#### [TASK INSTRUCTIONS]
Repeat every line of the listing below exactly, minus the pictures.

#### [INFORMATION PROVIDED]
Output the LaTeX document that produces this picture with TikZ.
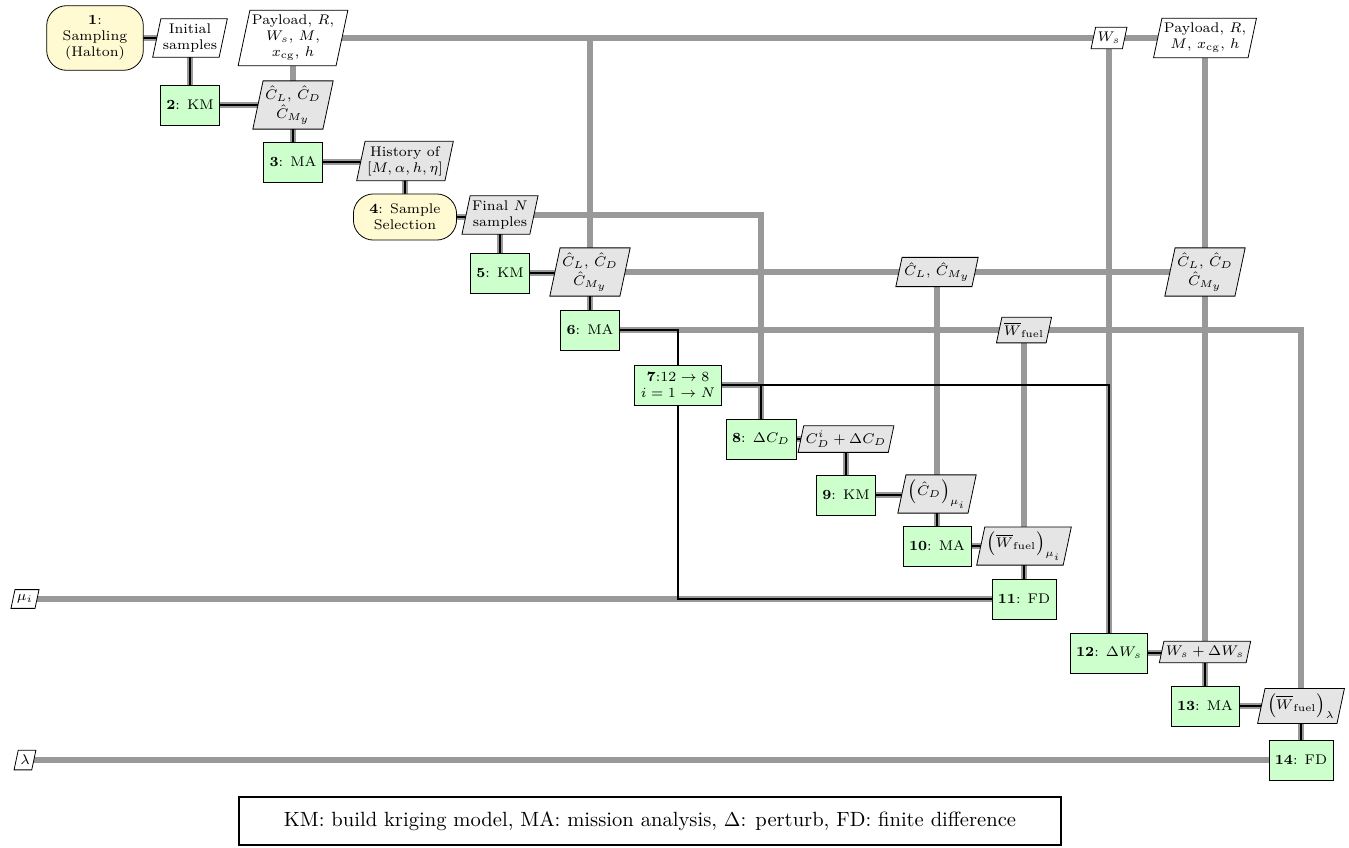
\documentclass[tikz,border=0pt]{standalone}
\usetikzlibrary{shapes.geometric}

\definecolor{FuncGreen}{rgb}{0.8,1,0.8}
\definecolor{DriverYellow}{rgb}{1,0.98,0.82}
\definecolor{DataGray}{rgb}{0.9,0.9,0.9}
\definecolor{LineGray}{rgb}{0.6,0.6,0.6}

\pgfdeclarelayer{bg}
\pgfsetlayers{bg,main}

\begin{document}
\begin{tikzpicture}[x=0.5pt,y=-0.5pt,
    func/.style={draw,fill=FuncGreen,font=\scriptsize,align=center,minimum height=20pt,inner xsep=3pt,inner ysep=3.5pt},
    driver/.style={draw,fill=DriverYellow,font=\scriptsize,align=center,rounded corners=10pt,inner xsep=8pt,inner ysep=5pt},
    dat/.style={draw,fill=DataGray,font=\scriptsize,align=center,trapezium,trapezium left angle=78,trapezium right angle=102,inner xsep=1pt,inner ysep=2.5pt},
    inp/.style={dat,fill=white},
    dataline/.style={LineGray,line width=3.3pt},
    procline/.style={black,line width=0.8pt}]
  \useasboundingbox (0,0) rectangle (1349,847);

  \node (f1) [driver] at (95,38) {\textbf{1}:\\Sampling\\(Halton)};
  \node (is) [inp] at (190,38) {Initial\\samples};
  \node (pay) [inp] at (293,38) {Payload, $R$,\\$W_s$, $M$,\\$x_{\mathrm{cg}}$, $h$};
  \node (ws) [inp] at (1109,38) {$W_s$};
  \node (payb) [inp] at (1205,38) {Payload, $R$,\\$M$, $x_{\mathrm{cg}}$, $h$};
  \node (f2) [func] at (190,105) {\textbf{2}: KM};
  \node (coef2) [dat] at (293,105) {$\hat{C}_L$, $\hat{C}_D$\\[1.5pt]$\hat{C}_{M_y}$};
  \node (f3) [func] at (293,162) {\textbf{3}: MA};
  \node (hist) [dat] at (405,161) {History of\\$[M,\alpha,h,\eta]$};
  \node (f4) [driver] at (405,217) {\textbf{4}: Sample\\Selection};
  \node (fin) [dat] at (500,215) {Final $N$\\samples};
  \node (f5) [func] at (500,273) {\textbf{5}: KM};
  \node (coef5) [dat] at (590,272) {$\hat{C}_L$, $\hat{C}_D$\\[1.5pt]$\hat{C}_{M_y}$};
  \node (coefa) [dat] at (937,272) {$\hat{C}_L$, $\hat{C}_{M_y}$};
  \node (coefb) [dat] at (1205,272) {$\hat{C}_L$, $\hat{C}_D$\\[1.5pt]$\hat{C}_{M_y}$};
  \node (f6) [func] at (590,330) {\textbf{6}: MA};
  \node (wf) [dat] at (1024,330) {$\overline{W}_{\mathrm{fuel}}$};
  \node (f7) [func] at (678,385) {\textbf{7}:$12\rightarrow 8$\\$i=1\rightarrow N$};
  \node (f8) [func] at (761,439) {\textbf{8}: $\Delta C_D$};
  \node (cdp) [dat] at (846,439) {$C_D^i+\Delta C_D$};
  \node (f9) [func] at (846,495) {\textbf{9}: KM};
  \node (cdmu) [dat] at (937,494) {$\left(\hat{C}_D\right)_{\mu_i}$};
  \node (f10) [func] at (937,546) {\textbf{10}: MA};
  \node (wfmu) [dat] at (1024,546) {$\left(\overline{W}_{\mathrm{fuel}}\right)_{\mu_i}$};
  \node (f11) [func] at (1024,599) {\textbf{11}: FD};
  \node (mu) [inp] at (25,599) {$\mu_i$};
  \node (f12) [func] at (1109,653) {\textbf{12}: $\Delta W_s$};
  \node (wsp) [dat] at (1205,652) {$W_s+\Delta W_s$};
  \node (f13) [func] at (1205,706) {\textbf{13}: MA};
  \node (wfla) [dat] at (1301,706) {$\left(\overline{W}_{\mathrm{fuel}}\right)_{\lambda}$};
  \node (f14) [func] at (1301,760) {\textbf{14}: FD};
  \node (la) [inp] at (25,760) {$\lambda$};

  \node (key) [draw,line width=1pt,minimum width=411pt,minimum height=24pt,font=\fontsize{10.3}{12}\selectfont] at (650,821)
    {KM: build kriging model, MA: mission analysis, $\Delta$: perturb, FD: finite difference};

  \begin{pgfonlayer}{bg}
    % data
    \draw[dataline] (pay.center) -- (payb.center);
    \draw[dataline] (pay.center) -- (f3.center);
    \draw[dataline] (f6.center |- pay.center) -- (f6.center);
    \draw[dataline] (ws.center) -- (f12.center);
    \draw[dataline] (payb.center) -- (f13.center);
    \draw[dataline] (fin.center) -| (f8.center);
    \draw[dataline] (coef5.center) -- (coefb.center);
    \draw[dataline] (coefa.center) -- (f10.center);
    \draw[dataline] (f6.center) -| (wfla.center) -- (f14.center);
    \draw[dataline] (wf.center) -- (f11.center);
    \draw[dataline] (f7.center) -| (f8.center);
    \draw[dataline] (mu.center) -- (f11.center);
    \draw[dataline] (la.center) -- (f14.center);

    % process
    \foreach \st in {dataline,procline}{
      \draw[\st] (f1.center) -- (is.center) |- (f2.center) -| (coef2.center) |- (f3.center)
        -| (hist.center) |- (f4.center) -| (fin.center) |- (f5.center) -| (coef5.center) |- (f6.center);
      \draw[\st] (f8.center) -| (cdp.center) |- (f9.center) -| (cdmu.center) |- (f10.center)
        -| (wfmu.center) |- (f11.center);
      \draw[\st] (f12.center) -| (wsp.center) |- (f13.center) -| (wfla.center) |- (f14.center);
    }
    \draw[procline] (f6.center) -| (f7.center);
    \draw[procline] (f7.center) -| (f8.center);
    \draw[procline] (f7.center) -| (f12.center);
    \draw[procline] (f11.center) -| (f7.center);
  \end{pgfonlayer}
\end{tikzpicture}
\end{document}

#### [CORRECT ANSWER]
Output the LaTeX document that produces this picture with TikZ.
\documentclass[tikz,border=0pt]{standalone}
\usetikzlibrary{shapes.geometric}

\definecolor{FuncGreen}{rgb}{0.8,1,0.8}
\definecolor{DriverYellow}{rgb}{1,0.98,0.82}
\definecolor{DataGray}{rgb}{0.9,0.9,0.9}
\definecolor{LineGray}{rgb}{0.6,0.6,0.6}

\pgfdeclarelayer{bg}
\pgfsetlayers{bg,main}

\begin{document}
\begin{tikzpicture}[x=0.5pt,y=-0.5pt,
    func/.style={draw,fill=FuncGreen,font=\scriptsize,align=center,minimum height=20pt,inner xsep=3pt,inner ysep=3.5pt},
    driver/.style={draw,fill=DriverYellow,font=\scriptsize,align=center,rounded corners=10pt,inner xsep=8pt,inner ysep=5pt},
    dat/.style={draw,fill=DataGray,font=\scriptsize,align=center,trapezium,trapezium left angle=78,trapezium right angle=102,inner xsep=1pt,inner ysep=2.5pt},
    inp/.style={dat,fill=white},
    dataline/.style={LineGray,line width=3.3pt},
    procline/.style={black,line width=0.8pt}]
  \useasboundingbox (0,0) rectangle (1349,847);

  \node (f1) [driver] at (95,38) {\textbf{1}:\\Sampling\\(Halton)};
  \node (is) [inp] at (190,38) {Initial\\samples};
  \node (pay) [inp] at (293,38) {Payload, $R$,\\$W_s$, $M$,\\$x_{\mathrm{cg}}$, $h$};
  \node (ws) [inp] at (1109,38) {$W_s$};
  \node (payb) [inp] at (1205,38) {Payload, $R$,\\$M$, $x_{\mathrm{cg}}$, $h$};
  \node (f2) [func] at (190,105) {\textbf{2}: KM};
  \node (coef2) [dat] at (293,105) {$\hat{C}_L$, $\hat{C}_D$\\[1.5pt]$\hat{C}_{M_y}$};
  \node (f3) [func] at (293,162) {\textbf{3}: MA};
  \node (hist) [dat] at (405,161) {History of\\$[M,\alpha,h,\eta]$};
  \node (f4) [driver] at (405,217) {\textbf{4}: Sample\\Selection};
  \node (fin) [dat] at (500,215) {Final $N$\\samples};
  \node (f5) [func] at (500,273) {\textbf{5}: KM};
  \node (coef5) [dat] at (590,272) {$\hat{C}_L$, $\hat{C}_D$\\[1.5pt]$\hat{C}_{M_y}$};
  \node (coefa) [dat] at (937,272) {$\hat{C}_L$, $\hat{C}_{M_y}$};
  \node (coefb) [dat] at (1205,272) {$\hat{C}_L$, $\hat{C}_D$\\[1.5pt]$\hat{C}_{M_y}$};
  \node (f6) [func] at (590,330) {\textbf{6}: MA};
  \node (wf) [dat] at (1024,330) {$\overline{W}_{\mathrm{fuel}}$};
  \node (f7) [func] at (678,385) {\textbf{7}:$12\rightarrow 8$\\$i=1\rightarrow N$};
  \node (f8) [func] at (761,439) {\textbf{8}: $\Delta C_D$};
  \node (cdp) [dat] at (846,439) {$C_D^i+\Delta C_D$};
  \node (f9) [func] at (846,495) {\textbf{9}: KM};
  \node (cdmu) [dat] at (937,494) {$\left(\hat{C}_D\right)_{\mu_i}$};
  \node (f10) [func] at (937,546) {\textbf{10}: MA};
  \node (wfmu) [dat] at (1024,546) {$\left(\overline{W}_{\mathrm{fuel}}\right)_{\mu_i}$};
  \node (f11) [func] at (1024,599) {\textbf{11}: FD};
  \node (mu) [inp] at (25,599) {$\mu_i$};
  \node (f12) [func] at (1109,653) {\textbf{12}: $\Delta W_s$};
  \node (wsp) [dat] at (1205,652) {$W_s+\Delta W_s$};
  \node (f13) [func] at (1205,706) {\textbf{13}: MA};
  \node (wfla) [dat] at (1301,706) {$\left(\overline{W}_{\mathrm{fuel}}\right)_{\lambda}$};
  \node (f14) [func] at (1301,760) {\textbf{14}: FD};
  \node (la) [inp] at (25,760) {$\lambda$};

  \node (key) [draw,line width=1pt,minimum width=411pt,minimum height=24pt,font=\fontsize{10.3}{12}\selectfont] at (650,821)
    {KM: build kriging model, MA: mission analysis, $\Delta$: perturb, FD: finite difference};

  \begin{pgfonlayer}{bg}
    % data
    \draw[dataline] (pay.center) -- (payb.center);
    \draw[dataline] (pay.center) -- (f3.center);
    \draw[dataline] (f6.center |- pay.center) -- (f6.center);
    \draw[dataline] (ws.center) -- (f12.center);
    \draw[dataline] (payb.center) -- (f13.center);
    \draw[dataline] (fin.center) -| (f8.center);
    \draw[dataline] (coef5.center) -- (coefb.center);
    \draw[dataline] (coefa.center) -- (f10.center);
    \draw[dataline] (f6.center) -| (wfla.center) -- (f14.center);
    \draw[dataline] (wf.center) -- (f11.center);
    \draw[dataline] (f7.center) -| (f8.center);
    \draw[dataline] (mu.center) -- (f11.center);
    \draw[dataline] (la.center) -- (f14.center);

    % process
    \foreach \st in {dataline,procline}{
      \draw[\st] (f1.center) -- (is.center) |- (f2.center) -| (coef2.center) |- (f3.center)
        -| (hist.center) |- (f4.center) -| (fin.center) |- (f5.center) -| (coef5.center) |- (f6.center);
      \draw[\st] (f8.center) -| (cdp.center) |- (f9.center) -| (cdmu.center) |- (f10.center)
        -| (wfmu.center) |- (f11.center);
      \draw[\st] (f12.center) -| (wsp.center) |- (f13.center) -| (wfla.center) |- (f14.center);
    }
    \draw[procline] (f6.center) -| (f7.center);
    \draw[procline] (f7.center) -| (f8.center);
    \draw[procline] (f7.center) -| (f12.center);
    \draw[procline] (f11.center) -| (f7.center);
  \end{pgfonlayer}
\end{tikzpicture}
\end{document}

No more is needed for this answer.